Our wedge: OpenRefine's clustering automated and explained by a small model, with zero config and a one-screen trust-preserving UX. We borrow OpenRefine's clustering idea but the model proposes the clusters/mappings and narrates them, so the user never learns a tool — they just approve sentences.

5. Cleaning-plan schema (v0 — drives the mock & later the model)

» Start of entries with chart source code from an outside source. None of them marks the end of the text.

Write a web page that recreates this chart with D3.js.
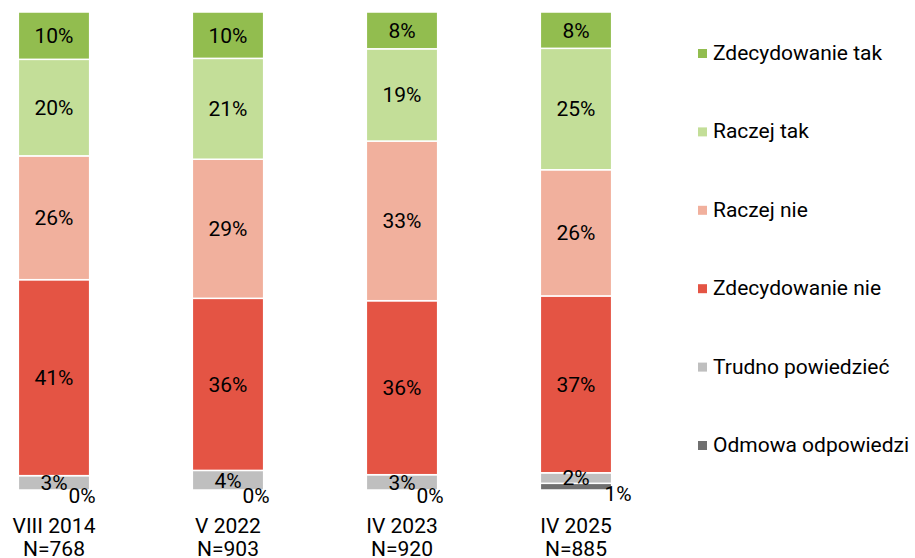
<!DOCTYPE html>
<html>
<head>
<meta charset="utf-8">
<script src="https://cdn.jsdelivr.net/npm/d3@7"></script>
<style>
  body { margin: 0; background: #fff; }
  svg { display: block; font-family: Roboto, sans-serif; }
</style>
</head>
<body>
<div id="chart"></div>
<script>
// survey waves (two-line labels)
const waves = ["VIII 2014", "V 2022", "IV 2023", "IV 2025"];
const samples = ["N=768", "N=903", "N=920", "N=885"];

const answers = ["Zdecydowanie tak", "Raczej tak", "Raczej nie", "Zdecydowanie nie", "Trudno powiedzieć", "Odmowa odpowiedzi"];

// shares in %, one array per answer, in wave order
const zdecydowanieTak = [9.9, 9.7, 7.7, 7.6];
const raczejTak       = [20.2, 21.1, 19.3, 25.4];
const raczejNie       = [25.9, 29.1, 33.4, 26.4];
const zdecydowanieNie = [41.0, 36.0, 36.4, 37.0];
const trudno          = [3.0, 4.1, 3.2, 2.2];
const odmowa          = [0.0, 0.0, 0.0, 1.4];

const colors = ["#92bd4f", "#c3de98", "#f1b09d", "#e45444", "#bfbfbf", "#707070"];

const width = 915, height = 558;
const fontSize = 21;

const rows = waves.map((w, i) => ({
  wave: w,
  n: samples[i],
  [answers[0]]: zdecydowanieTak[i],
  [answers[1]]: raczejTak[i],
  [answers[2]]: raczejNie[i],
  [answers[3]]: zdecydowanieNie[i],
  [answers[4]]: trudno[i],
  [answers[5]]: odmowa[i]
}));

// stack from the bottom: last answer first
const stackKeys = answers.slice().reverse();
const series = d3.stack().keys(stackKeys)(rows);

const x = d3.scaleBand()
  .domain(waves)
  .range([-33, 663])
  .paddingInner(0.59)
  .paddingOuter(0.295);

const y = d3.scaleLinear().domain([0, 100]).range([490, 12]);

const color = d3.scaleOrdinal().domain(answers).range(colors);
const fmt = v => d3.format(".0f")(v) + "%";

const svg = d3.select("#chart").append("svg")
  .attr("width", width)
  .attr("height", height);

const groups = svg.append("g")
  .selectAll("g")
  .data(series)
  .join("g")
    .attr("fill", d => color(d.key));

groups.selectAll("rect")
  .data(d => d)
  .join("rect")
    .attr("x", d => x(d.data.wave))
    .attr("width", x.bandwidth())
    .attr("y", d => y(d[1]))
    .attr("height", d => Math.max(0, y(d[0]) - y(d[1])))
    .attr("stroke", "#fff")
    .attr("stroke-width", 1.5);

// value labels
const labels = svg.append("g")
  .attr("font-size", fontSize)
  .attr("fill", "#000")
  .attr("text-anchor", "middle");

series.forEach(s => {
  s.forEach(p => {
    const v = p[1] - p[0];
    const cx = x(p.data.wave) + x.bandwidth() / 2;
    const small = v < 1.5;
    labels.append("text")
      .attr("x", small ? cx + (v > 0.5 ? 42 : 28) : cx)
      .attr("y", small ? y(p[0]) + (v > 0.5 ? 4 : 6) : (y(p[0]) + y(p[1])) / 2)
      .attr("dy", "0.35em")
      .text(fmt(v));
  });
});

// category axis
const axis = svg.append("g")
  .attr("font-size", fontSize)
  .attr("fill", "#000")
  .attr("text-anchor", "middle");

rows.forEach(r => {
  const cx = x(r.wave) + x.bandwidth() / 2;
  axis.append("text").attr("x", cx).attr("y", 533).text(r.wave);
  axis.append("text").attr("x", cx).attr("y", 556).text(r.n);
});

// legend
const legend = svg.append("g")
  .selectAll("g")
  .data(answers)
  .join("g")
    .attr("transform", (d, i) => `translate(698, ${60 + i * 78.4})`);

legend.append("rect")
  .attr("y", -11)
  .attr("width", 9)
  .attr("height", 9)
  .attr("fill", d => color(d));

legend.append("text")
  .attr("x", 15)
  .attr("font-size", fontSize)
  .attr("fill", "#000")
  .text(d => d);
</script>
</body>
</html>
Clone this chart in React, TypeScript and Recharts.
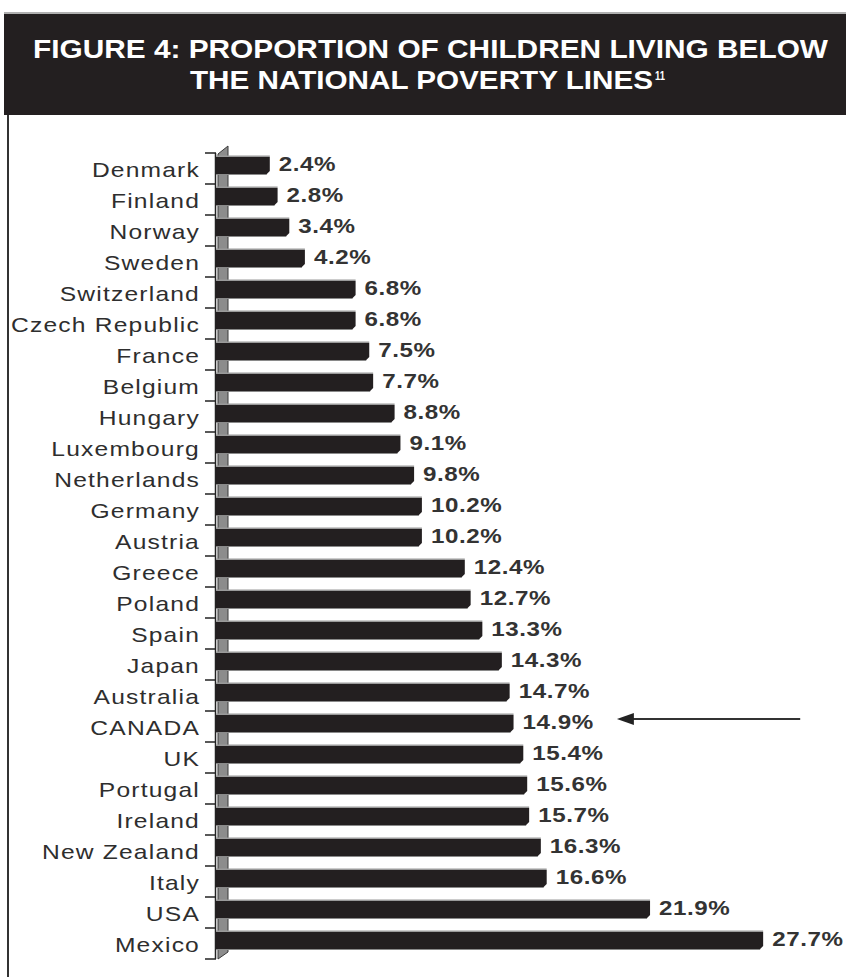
import React from 'react';
import { BarChart, Bar, XAxis, YAxis, LabelList, ReferenceArea, ReferenceLine } from 'recharts';

// Countries, top to bottom
const countries = [
  'Denmark', 'Finland', 'Norway', 'Sweden', 'Switzerland', 'Czech Republic', 'France',
  'Belgium', 'Hungary', 'Luxembourg', 'Netherlands', 'Germany', 'Austria', 'Greece',
  'Poland', 'Spain', 'Japan', 'Australia', 'CANADA', 'UK', 'Portugal', 'Ireland',
  'New Zealand', 'Italy', 'USA', 'Mexico',
];

// % of children below national poverty line
const povertyRates = [
  2.4, 2.8, 3.4, 4.2, 6.8, 6.8, 7.5, 7.7, 8.8, 9.1, 9.8, 10.2, 10.2, 12.4,
  12.7, 13.3, 14.3, 14.7, 14.9, 15.4, 15.6, 15.7, 16.3, 16.6, 21.9, 27.7,
];

const titleLines = ['FIGURE 4: PROPORTION OF CHILDREN LIVING BELOW', 'THE NATIONAL POVERTY LINES'];
const footnote = '11';
const highlighted = 'CANADA';
const arrowSpan = [20.2, 29.6]; // arrow pointing at Canada, in % units

const data = countries.map((country, i) => ({ country, value: povertyRates[i] }));

const FONT = '"Liberation Sans", Arial, sans-serif';
const DARK = '#231f20';
const BAND = 31; // category band height

// 3D-ish bar: dark face, grey top edge, starts a bit left of zero (depth offset)
const BarShape = (props: any) => {
  const { x, y, width, height } = props;
  const x0 = x - 7;
  const top = y - 3;
  const right = x + width;
  return (
    <g>
      <rect x={x0} y={top - 1.5} width={right - x0} height={1.5} fill="#9a9a9a" />
      <polygon
        points={`${x0},${top} ${right},${top} ${right},${top + height - 3} ${right - 3},${top + height} ${x0},${top + height}`}
        fill={DARK}
      />
      <rect x={x0} y={top + height} width={right - x0 - 3} height={1} fill="#8a8a8a" />
    </g>
  );
};

const ValueLabel = (props: any) => {
  const { x, y, width, height, value } = props;
  const tx = x + width + 9;
  const ty = y - 3 + height / 2 - 1.5;
  return (
    <text
      transform={`translate(${tx},${ty}) scale(1.15,1)`}
      x={0}
      y={0}
      dominantBaseline="central"
      fontFamily={FONT}
      fontWeight="bold"
      fontSize={21}
      letterSpacing={0.5}
      fill="#333"
    >
      {`${Number(value).toFixed(1)}%`}
    </text>
  );
};

const CountryTick = (props: any) => {
  const { x, y, payload, index } = props;
  return (
    <g>
      <line x1={x + 5} x2={x + 16} y1={y - BAND / 2} y2={y - BAND / 2} stroke="#222" strokeWidth={1.5} />
      {index === countries.length - 1 && (
        <line x1={x + 5} x2={x + 16} y1={y + BAND / 2} y2={y + BAND / 2} stroke="#222" strokeWidth={1.5} />
      )}
      <text
        transform={`translate(${x},${y + 1.5}) scale(1.2,1)`}
        x={0}
        y={0}
        textAnchor="end"
        dominantBaseline="central"
        fontFamily={FONT}
        fontSize={20.5}
        letterSpacing={1}
        fill="#2e2e2e"
      >
        {payload.value}
      </text>
    </g>
  );
};

// grey back wall of the axis plus axis line
const Wall = (props: any) => {
  const { x, y, height } = props;
  const l = x - 5;
  const r = x + 5;
  return (
    <g>
      <polygon
        points={`${l},${y + 1} ${r},${y - 7} ${r},${y + height - 7} ${l},${y + height}`}
        fill="#8c8c8c"
        stroke="#3a3a3a"
        strokeWidth={1}
      />
      <line x1={x - 7.5} x2={x - 7.5} y1={y} y2={y + height} stroke="#222" strokeWidth={1.5} />
    </g>
  );
};

const Arrow = (props: any) => {
  const { x1, y1, x2 } = props;
  const left = Math.min(x1, x2);
  const right = Math.max(x1, x2);
  const yy = y1 - 7.5;
  return (
    <g>
      <line x1={left + 14} x2={right} y1={yy} y2={yy} stroke="#333" strokeWidth={2} />
      <polygon points={`${left},${yy} ${left + 17},${yy - 6} ${left + 17},${yy + 6}`} fill="#222" />
    </g>
  );
};

const App: React.FC = () => {
  return (
    <div style={{ position: 'absolute', left: 0, top: 0, width: 846, height: 977, background: '#fff', overflow: 'hidden' }}>
      <div style={{ position: 'absolute', left: 4, top: 12, width: 842, height: 2, background: '#b0b0b0' }} />
      <div style={{ position: 'absolute', left: 4, top: 14, width: 842, height: 101, background: DARK }}>
        <svg width={842} height={101}>
          <text x={29} y={43.5} textLength={795} lengthAdjust="spacingAndGlyphs" fontFamily={FONT} fontWeight="bold" fontSize={26.5} fill="#fff">
            {titleLines[0]}
          </text>
          <text x={186} y={74.5} textLength={463} lengthAdjust="spacingAndGlyphs" fontFamily={FONT} fontWeight="bold" fontSize={26.5} fill="#fff">
            {titleLines[1]}
          </text>
          <text x={651} y={66} textLength={10} lengthAdjust="spacingAndGlyphs" fontFamily={FONT} fontWeight="bold" fontSize={12} fill="#fff">
            {footnote}
          </text>
        </svg>
      </div>
      <div style={{ position: 'absolute', left: 7, top: 115, width: 2, height: 862, background: '#333' }} />
      <div style={{ position: 'absolute', left: 0, top: 0 }}>
        <BarChart
          width={846}
          height={977}
          data={data}
          layout="vertical"
          margin={{ top: 153, right: 38, bottom: 18, left: 0 }}
          barSize={17}
        >
          <XAxis type="number" domain={[0, 30]} hide />
          <YAxis
            type="category"
            dataKey="country"
            width={223}
            axisLine={false}
            tickLine={false}
            tickSize={0}
            tickMargin={23}
            interval={0}
            tick={<CountryTick />}
          />
          <ReferenceArea x1={0} x2={0.25} shape={<Wall />} zIndex={-600} ifOverflow="visible" />
          <Bar dataKey="value" shape={<BarShape />} isAnimationActive={false}>
            <LabelList dataKey="value" content={<ValueLabel />} />
          </Bar>
          <ReferenceLine
            segment={[{ x: arrowSpan[0], y: highlighted }, { x: arrowSpan[1], y: highlighted }]}
            shape={<Arrow />}
            ifOverflow="visible"
          />
        </BarChart>
      </div>
    </div>
  );
};

export default App;
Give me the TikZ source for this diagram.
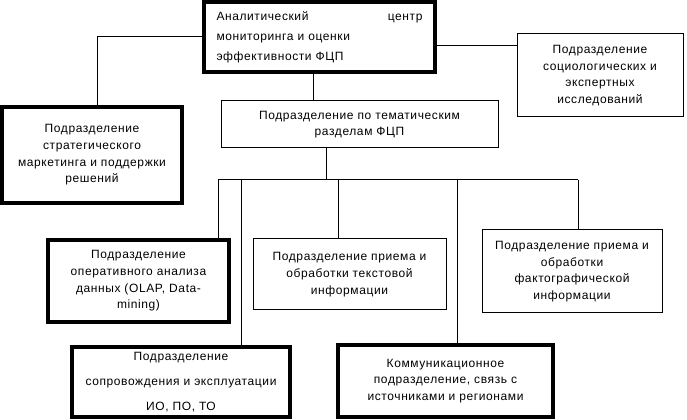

The model outputs this JSON; the executor consumes it. Designed so the model only does semantic/fuzzy judgment, and all execution is deterministic.

{
  "dataset_summary": "Contacts export, 38 rows × 9 cols; sales-lead data.",
  "table_operations": [
    {"op": "drop_exact_duplicates", "rationale": "5 identical rows."},
    {"op": "drop_empty_rows"},
    {"op": "drop_empty_columns", "columns": ["notes2"]}
  ],
  "columns": [
    {
      "name": "country",
      "detected_semantic_type": "country",
      "issues": ["inconsistent_categories", "whitespace", "casing"],
      "operations": [
        {"op": "strip_whitespace"},
        {"op": "canonicalize_categories",
         "mapping": {"usa": "United States", "u.s.a.": "United States",
                     "us": "United States", "uk": "United Kingdom"},
         "rationale": "Unified 4 spellings into 2 canonical country names."}
      ],
      "confidence": 0.93
    },
    {
      "name": "amount",
      "detected_semantic_type": "currency",
      "issues": ["numeric_stored_as_text", "currency_symbols"],
      "operations": [
        {"op": "parse_currency", "rationale": "Stripped $ and thousands separators; → float."}
      ],
      "confidence": 0.97
    }
  ],
  "flags": [
    {"column": "age", "row_hint": "value 999", "issue": "out_of_range",
     "action": "flag_only", "rationale": "Likely placeholder; left for human review."}
  ]
}

Operation vocabulary (executor must implement)

Safe-by-default: strip_whitespace, collapse_internal_whitespace, normalize_disguised_nulls, standardize_case, parse_currency, parse_number, parse_percent, parse_date, standardize_boolean, standardize_phone, normalize_email, drop_exact_duplicates, drop_empty_rows, drop_empty_columns, canonicalize_categories. Opt-in (assumptive): impute_missing, drop_near_duplicates, rename_columns_snake_case, coerce_outliers. Flag-only: flag_out_of_range, flag_invalid_format, flag_type_mismatch.

6. Success metric for the demo (Backyard AI judging)

A real office person uploads a real ugly export, clicks one button, and says "oh thank god" — then trusts the result enough to use it, because the report told them exactly what changed. That sentence is the bar.